→ **SHORT EXERCISE**:
Within the material below, locate the line with "Give me the D3.js source for this chart." and the line with "const resInvTicks = [100, 110, 120, 130, 140, 150, 160];", then return those two lines and all lines between them, exactly as written.
==================================================
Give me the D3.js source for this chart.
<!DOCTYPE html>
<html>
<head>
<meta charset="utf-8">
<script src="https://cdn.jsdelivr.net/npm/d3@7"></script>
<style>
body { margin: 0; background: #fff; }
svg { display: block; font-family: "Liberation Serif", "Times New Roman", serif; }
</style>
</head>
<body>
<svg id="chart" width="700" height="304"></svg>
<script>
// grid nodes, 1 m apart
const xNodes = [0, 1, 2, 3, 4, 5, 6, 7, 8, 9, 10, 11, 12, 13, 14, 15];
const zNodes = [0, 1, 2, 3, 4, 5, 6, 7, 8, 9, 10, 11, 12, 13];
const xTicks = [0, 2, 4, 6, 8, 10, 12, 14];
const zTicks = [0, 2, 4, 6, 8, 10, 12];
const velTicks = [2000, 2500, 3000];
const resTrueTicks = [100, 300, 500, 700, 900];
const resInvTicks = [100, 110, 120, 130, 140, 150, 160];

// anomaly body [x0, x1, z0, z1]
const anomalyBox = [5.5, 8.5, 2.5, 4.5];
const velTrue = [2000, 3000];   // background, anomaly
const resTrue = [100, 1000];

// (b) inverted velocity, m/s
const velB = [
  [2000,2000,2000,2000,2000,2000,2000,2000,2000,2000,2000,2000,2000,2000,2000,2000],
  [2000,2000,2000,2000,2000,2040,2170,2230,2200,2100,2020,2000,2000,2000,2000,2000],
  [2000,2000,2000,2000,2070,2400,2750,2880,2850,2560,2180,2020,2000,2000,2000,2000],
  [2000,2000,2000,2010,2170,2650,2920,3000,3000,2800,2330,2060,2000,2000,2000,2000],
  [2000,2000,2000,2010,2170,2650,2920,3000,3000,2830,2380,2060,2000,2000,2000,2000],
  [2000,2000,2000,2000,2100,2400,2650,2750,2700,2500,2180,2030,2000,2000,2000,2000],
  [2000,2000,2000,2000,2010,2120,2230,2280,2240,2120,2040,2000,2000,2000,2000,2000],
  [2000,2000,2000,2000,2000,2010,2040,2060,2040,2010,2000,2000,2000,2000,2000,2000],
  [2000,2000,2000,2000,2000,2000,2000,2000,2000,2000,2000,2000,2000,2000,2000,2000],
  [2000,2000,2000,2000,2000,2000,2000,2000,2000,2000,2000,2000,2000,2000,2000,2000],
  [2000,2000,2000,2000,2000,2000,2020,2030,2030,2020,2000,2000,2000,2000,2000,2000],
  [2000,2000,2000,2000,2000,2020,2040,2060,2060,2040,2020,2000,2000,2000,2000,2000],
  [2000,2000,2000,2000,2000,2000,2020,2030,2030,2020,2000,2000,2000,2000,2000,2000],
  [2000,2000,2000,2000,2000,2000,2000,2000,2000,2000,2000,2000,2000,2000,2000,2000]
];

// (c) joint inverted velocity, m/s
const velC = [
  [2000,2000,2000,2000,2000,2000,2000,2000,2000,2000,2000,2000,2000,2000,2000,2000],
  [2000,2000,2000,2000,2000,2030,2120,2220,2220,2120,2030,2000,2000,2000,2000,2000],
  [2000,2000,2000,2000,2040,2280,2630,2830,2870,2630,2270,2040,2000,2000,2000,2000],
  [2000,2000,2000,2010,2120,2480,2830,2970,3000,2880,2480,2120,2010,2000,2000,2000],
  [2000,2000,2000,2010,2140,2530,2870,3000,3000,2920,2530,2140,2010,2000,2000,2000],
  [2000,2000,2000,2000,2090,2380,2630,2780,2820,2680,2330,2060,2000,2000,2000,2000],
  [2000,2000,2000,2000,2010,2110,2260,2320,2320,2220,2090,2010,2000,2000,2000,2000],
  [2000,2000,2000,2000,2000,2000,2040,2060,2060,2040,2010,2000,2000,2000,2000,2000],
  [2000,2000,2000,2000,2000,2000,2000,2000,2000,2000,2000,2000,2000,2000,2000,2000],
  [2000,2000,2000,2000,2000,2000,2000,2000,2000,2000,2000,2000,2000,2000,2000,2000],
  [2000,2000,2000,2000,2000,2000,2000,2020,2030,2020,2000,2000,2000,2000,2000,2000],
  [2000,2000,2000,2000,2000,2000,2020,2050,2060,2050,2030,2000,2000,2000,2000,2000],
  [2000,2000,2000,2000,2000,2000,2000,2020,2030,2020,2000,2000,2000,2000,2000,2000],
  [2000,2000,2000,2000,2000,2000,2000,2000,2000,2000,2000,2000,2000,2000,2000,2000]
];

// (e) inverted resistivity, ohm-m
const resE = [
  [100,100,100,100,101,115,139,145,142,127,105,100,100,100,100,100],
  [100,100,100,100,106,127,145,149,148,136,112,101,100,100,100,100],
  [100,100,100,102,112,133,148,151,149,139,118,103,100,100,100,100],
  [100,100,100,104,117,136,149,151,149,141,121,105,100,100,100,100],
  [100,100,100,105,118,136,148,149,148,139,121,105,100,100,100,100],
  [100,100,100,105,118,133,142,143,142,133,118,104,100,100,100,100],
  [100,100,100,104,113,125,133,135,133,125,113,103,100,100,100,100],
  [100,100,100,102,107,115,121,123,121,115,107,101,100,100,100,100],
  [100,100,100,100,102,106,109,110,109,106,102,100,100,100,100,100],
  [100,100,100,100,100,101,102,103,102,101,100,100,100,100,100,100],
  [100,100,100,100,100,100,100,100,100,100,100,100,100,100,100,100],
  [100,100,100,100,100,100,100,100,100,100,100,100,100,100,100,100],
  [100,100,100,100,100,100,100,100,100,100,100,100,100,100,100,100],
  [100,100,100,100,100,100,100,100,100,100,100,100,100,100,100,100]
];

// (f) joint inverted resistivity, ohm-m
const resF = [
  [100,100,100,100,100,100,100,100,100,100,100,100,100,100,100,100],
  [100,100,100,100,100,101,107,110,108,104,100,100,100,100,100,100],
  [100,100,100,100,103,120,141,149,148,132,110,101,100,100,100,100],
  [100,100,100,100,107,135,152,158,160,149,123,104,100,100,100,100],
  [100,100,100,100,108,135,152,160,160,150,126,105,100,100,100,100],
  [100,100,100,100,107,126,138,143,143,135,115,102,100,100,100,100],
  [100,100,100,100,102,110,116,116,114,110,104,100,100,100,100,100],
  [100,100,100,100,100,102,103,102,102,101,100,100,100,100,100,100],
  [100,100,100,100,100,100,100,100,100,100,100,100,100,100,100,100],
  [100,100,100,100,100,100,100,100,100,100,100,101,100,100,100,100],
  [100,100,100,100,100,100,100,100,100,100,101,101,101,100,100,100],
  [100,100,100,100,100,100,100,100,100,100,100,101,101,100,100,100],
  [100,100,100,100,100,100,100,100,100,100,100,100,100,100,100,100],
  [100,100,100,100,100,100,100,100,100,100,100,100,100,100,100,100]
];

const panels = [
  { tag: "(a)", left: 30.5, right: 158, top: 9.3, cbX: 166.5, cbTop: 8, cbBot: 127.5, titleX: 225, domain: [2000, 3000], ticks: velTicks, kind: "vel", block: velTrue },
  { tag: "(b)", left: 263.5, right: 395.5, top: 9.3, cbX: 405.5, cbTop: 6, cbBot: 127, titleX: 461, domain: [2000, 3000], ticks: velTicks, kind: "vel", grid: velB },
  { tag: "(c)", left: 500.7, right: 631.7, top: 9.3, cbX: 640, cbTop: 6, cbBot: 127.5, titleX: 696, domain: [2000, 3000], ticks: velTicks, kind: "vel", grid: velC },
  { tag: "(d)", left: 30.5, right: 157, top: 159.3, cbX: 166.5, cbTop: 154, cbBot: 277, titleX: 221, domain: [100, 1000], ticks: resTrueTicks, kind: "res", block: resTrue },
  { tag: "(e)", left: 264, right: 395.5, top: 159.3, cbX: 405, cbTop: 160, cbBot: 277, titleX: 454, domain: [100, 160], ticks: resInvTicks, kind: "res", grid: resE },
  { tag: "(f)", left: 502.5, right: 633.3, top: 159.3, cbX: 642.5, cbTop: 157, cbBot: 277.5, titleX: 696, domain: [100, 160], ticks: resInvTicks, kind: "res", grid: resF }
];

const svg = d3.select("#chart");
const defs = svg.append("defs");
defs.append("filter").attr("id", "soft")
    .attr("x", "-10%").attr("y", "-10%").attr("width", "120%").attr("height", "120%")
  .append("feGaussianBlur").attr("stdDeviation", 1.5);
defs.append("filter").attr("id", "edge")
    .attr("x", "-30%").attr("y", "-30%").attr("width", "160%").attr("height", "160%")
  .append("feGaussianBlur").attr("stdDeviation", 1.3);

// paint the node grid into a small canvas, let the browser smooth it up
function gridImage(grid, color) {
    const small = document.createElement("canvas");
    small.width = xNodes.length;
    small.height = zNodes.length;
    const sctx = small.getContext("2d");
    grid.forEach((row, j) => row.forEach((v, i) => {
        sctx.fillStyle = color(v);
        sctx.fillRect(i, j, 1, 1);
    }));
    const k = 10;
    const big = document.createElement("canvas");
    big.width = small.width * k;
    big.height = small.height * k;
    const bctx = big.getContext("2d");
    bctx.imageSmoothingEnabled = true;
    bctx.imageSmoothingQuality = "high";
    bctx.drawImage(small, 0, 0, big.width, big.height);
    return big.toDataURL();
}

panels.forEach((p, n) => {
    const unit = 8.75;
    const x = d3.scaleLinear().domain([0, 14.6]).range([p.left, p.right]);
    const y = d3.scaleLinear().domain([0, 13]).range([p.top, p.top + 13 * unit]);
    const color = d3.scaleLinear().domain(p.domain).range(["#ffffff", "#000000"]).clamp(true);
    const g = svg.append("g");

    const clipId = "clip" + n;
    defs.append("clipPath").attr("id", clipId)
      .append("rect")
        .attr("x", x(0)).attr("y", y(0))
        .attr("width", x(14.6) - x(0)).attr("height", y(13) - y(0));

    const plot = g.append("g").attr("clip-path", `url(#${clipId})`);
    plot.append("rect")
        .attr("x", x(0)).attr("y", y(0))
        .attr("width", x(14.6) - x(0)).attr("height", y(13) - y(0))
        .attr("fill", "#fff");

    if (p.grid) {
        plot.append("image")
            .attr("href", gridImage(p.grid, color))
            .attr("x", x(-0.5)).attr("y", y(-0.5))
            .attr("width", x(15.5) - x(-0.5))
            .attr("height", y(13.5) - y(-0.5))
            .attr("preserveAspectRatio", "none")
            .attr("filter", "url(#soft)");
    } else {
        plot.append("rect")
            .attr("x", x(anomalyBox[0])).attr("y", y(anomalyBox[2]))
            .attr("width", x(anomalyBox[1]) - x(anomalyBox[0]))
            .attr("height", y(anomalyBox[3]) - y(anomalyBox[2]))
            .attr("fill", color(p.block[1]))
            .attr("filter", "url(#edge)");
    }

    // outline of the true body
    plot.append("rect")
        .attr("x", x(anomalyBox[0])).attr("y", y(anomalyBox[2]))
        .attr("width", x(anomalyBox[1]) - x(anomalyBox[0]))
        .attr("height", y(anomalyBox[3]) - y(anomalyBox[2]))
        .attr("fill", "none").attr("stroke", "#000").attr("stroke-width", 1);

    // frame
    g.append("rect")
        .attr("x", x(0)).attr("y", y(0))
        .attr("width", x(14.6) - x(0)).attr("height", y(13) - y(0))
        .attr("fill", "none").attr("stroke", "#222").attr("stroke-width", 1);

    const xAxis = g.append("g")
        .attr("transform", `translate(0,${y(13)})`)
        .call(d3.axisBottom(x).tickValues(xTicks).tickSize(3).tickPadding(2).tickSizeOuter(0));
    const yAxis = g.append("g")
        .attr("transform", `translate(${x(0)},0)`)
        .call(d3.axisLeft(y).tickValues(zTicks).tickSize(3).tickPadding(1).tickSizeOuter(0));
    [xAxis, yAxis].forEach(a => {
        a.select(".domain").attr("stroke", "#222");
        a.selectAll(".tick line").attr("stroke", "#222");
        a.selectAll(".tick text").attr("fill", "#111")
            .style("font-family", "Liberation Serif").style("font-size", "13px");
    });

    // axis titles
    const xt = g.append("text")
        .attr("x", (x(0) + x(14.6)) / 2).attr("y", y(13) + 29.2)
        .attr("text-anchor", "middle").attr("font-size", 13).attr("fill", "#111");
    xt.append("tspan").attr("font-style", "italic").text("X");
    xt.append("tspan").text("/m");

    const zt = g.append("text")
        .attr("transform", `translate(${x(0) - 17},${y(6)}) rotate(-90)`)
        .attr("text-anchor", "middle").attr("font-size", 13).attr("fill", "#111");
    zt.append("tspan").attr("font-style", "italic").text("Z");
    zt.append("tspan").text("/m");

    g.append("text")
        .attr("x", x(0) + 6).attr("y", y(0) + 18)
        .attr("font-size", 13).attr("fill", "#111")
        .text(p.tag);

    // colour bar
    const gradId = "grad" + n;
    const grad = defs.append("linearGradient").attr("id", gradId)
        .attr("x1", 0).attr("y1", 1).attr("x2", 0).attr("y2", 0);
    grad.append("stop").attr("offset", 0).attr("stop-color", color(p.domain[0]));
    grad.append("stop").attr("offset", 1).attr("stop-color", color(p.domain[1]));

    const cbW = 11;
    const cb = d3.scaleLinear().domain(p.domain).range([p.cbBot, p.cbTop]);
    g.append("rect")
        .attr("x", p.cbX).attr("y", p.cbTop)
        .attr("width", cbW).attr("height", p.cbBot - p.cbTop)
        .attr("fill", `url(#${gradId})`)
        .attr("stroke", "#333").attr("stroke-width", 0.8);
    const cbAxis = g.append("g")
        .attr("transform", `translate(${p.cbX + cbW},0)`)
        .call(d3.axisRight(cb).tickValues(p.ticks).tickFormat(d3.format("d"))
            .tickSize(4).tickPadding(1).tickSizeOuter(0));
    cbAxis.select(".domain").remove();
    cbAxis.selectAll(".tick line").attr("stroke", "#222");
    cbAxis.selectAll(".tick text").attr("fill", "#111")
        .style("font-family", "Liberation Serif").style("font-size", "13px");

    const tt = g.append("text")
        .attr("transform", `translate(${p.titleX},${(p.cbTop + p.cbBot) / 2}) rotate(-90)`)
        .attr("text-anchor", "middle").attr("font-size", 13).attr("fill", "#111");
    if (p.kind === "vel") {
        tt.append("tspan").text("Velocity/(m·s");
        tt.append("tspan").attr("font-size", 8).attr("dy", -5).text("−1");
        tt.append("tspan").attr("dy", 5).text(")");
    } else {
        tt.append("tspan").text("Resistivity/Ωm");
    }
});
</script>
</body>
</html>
==================================================
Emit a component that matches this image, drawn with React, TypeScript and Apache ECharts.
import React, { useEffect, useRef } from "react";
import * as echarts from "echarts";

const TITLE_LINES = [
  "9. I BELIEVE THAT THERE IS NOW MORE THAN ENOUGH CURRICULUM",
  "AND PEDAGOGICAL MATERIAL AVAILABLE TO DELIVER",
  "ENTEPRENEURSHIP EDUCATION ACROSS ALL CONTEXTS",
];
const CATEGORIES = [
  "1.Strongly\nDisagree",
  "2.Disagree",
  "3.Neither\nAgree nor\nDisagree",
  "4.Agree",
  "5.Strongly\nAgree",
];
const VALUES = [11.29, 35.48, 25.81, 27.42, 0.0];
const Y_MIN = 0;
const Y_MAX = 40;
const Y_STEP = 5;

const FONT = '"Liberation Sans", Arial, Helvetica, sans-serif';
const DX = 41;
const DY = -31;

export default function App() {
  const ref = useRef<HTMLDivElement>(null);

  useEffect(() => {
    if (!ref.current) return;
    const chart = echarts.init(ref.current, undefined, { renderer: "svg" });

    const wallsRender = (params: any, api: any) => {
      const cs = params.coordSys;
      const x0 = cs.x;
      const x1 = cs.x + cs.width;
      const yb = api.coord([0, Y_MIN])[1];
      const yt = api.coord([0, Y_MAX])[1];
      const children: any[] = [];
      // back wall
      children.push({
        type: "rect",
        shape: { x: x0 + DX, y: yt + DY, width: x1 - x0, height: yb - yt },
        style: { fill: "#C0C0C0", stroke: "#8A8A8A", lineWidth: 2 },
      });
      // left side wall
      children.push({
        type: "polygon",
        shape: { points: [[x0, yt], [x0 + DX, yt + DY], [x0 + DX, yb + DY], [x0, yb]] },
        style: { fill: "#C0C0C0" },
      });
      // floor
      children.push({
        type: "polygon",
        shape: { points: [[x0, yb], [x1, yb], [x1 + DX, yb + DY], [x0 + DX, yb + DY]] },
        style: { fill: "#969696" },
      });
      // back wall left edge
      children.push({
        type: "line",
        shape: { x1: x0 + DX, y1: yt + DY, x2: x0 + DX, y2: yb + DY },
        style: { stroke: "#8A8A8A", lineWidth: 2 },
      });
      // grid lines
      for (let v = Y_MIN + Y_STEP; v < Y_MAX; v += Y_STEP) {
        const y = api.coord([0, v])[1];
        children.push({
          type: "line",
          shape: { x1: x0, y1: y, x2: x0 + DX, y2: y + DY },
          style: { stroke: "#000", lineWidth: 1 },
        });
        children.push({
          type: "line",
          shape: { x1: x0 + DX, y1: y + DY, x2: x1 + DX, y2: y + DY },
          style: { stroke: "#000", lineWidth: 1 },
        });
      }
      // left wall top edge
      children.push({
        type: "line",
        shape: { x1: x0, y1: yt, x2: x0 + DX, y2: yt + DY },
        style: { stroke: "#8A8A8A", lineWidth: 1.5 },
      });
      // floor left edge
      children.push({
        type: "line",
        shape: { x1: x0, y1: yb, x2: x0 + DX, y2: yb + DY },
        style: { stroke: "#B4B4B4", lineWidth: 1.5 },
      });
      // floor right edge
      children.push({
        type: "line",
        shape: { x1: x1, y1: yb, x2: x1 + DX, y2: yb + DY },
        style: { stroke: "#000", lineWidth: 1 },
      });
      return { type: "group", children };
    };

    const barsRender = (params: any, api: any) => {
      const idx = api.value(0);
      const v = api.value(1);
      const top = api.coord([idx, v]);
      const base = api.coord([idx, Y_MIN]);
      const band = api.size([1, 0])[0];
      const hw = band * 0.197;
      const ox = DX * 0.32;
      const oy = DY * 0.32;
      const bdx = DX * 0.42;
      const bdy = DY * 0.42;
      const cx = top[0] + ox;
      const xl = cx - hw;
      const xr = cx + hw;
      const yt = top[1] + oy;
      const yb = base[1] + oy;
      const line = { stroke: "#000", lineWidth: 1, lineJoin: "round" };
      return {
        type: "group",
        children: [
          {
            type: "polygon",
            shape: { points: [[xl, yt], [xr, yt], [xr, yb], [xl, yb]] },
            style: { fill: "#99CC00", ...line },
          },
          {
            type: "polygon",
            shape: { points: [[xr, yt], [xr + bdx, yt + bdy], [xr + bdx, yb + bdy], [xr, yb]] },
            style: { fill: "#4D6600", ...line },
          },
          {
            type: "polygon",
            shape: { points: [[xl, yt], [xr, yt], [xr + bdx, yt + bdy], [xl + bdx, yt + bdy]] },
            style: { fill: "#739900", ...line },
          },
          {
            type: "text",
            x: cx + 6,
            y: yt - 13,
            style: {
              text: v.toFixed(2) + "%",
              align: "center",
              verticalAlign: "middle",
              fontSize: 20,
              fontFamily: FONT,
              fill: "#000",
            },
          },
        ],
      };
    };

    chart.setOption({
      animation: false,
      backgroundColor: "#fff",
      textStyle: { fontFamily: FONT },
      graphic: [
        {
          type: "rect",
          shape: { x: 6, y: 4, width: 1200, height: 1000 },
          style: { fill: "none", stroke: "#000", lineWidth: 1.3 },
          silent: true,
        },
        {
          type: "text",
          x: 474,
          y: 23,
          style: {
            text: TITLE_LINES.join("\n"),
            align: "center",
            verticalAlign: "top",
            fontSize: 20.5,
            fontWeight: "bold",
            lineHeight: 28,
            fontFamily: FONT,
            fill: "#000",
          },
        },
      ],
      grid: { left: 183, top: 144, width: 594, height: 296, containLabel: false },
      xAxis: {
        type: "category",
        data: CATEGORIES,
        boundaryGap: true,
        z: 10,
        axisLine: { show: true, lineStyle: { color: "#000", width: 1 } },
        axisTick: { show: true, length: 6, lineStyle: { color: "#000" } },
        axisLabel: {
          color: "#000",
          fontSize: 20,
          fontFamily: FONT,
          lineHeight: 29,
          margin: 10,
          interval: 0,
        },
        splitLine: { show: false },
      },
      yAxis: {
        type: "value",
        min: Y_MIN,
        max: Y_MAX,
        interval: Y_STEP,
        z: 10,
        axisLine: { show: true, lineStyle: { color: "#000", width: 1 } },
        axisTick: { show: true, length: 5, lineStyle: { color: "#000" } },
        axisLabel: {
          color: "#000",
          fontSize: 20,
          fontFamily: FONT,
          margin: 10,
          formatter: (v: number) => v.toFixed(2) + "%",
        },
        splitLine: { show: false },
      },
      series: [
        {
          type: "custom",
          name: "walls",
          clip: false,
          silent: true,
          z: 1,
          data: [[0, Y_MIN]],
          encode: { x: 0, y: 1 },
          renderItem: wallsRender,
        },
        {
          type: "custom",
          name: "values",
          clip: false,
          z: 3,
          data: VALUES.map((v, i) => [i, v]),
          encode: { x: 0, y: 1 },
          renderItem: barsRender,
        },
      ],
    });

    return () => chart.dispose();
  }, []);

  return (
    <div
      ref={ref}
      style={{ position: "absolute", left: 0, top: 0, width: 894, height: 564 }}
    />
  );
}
==================================================
→ **CORRECT RESPONSE**:
Give me the D3.js source for this chart.
<!DOCTYPE html>
<html>
<head>
<meta charset="utf-8">
<script src="https://cdn.jsdelivr.net/npm/d3@7"></script>
<style>
body { margin: 0; background: #fff; }
svg { display: block; font-family: "Liberation Serif", "Times New Roman", serif; }
</style>
</head>
<body>
<svg id="chart" width="700" height="304"></svg>
<script>
// grid nodes, 1 m apart
const xNodes = [0, 1, 2, 3, 4, 5, 6, 7, 8, 9, 10, 11, 12, 13, 14, 15];
const zNodes = [0, 1, 2, 3, 4, 5, 6, 7, 8, 9, 10, 11, 12, 13];
const xTicks = [0, 2, 4, 6, 8, 10, 12, 14];
const zTicks = [0, 2, 4, 6, 8, 10, 12];
const velTicks = [2000, 2500, 3000];
const resTrueTicks = [100, 300, 500, 700, 900];
const resInvTicks = [100, 110, 120, 130, 140, 150, 160];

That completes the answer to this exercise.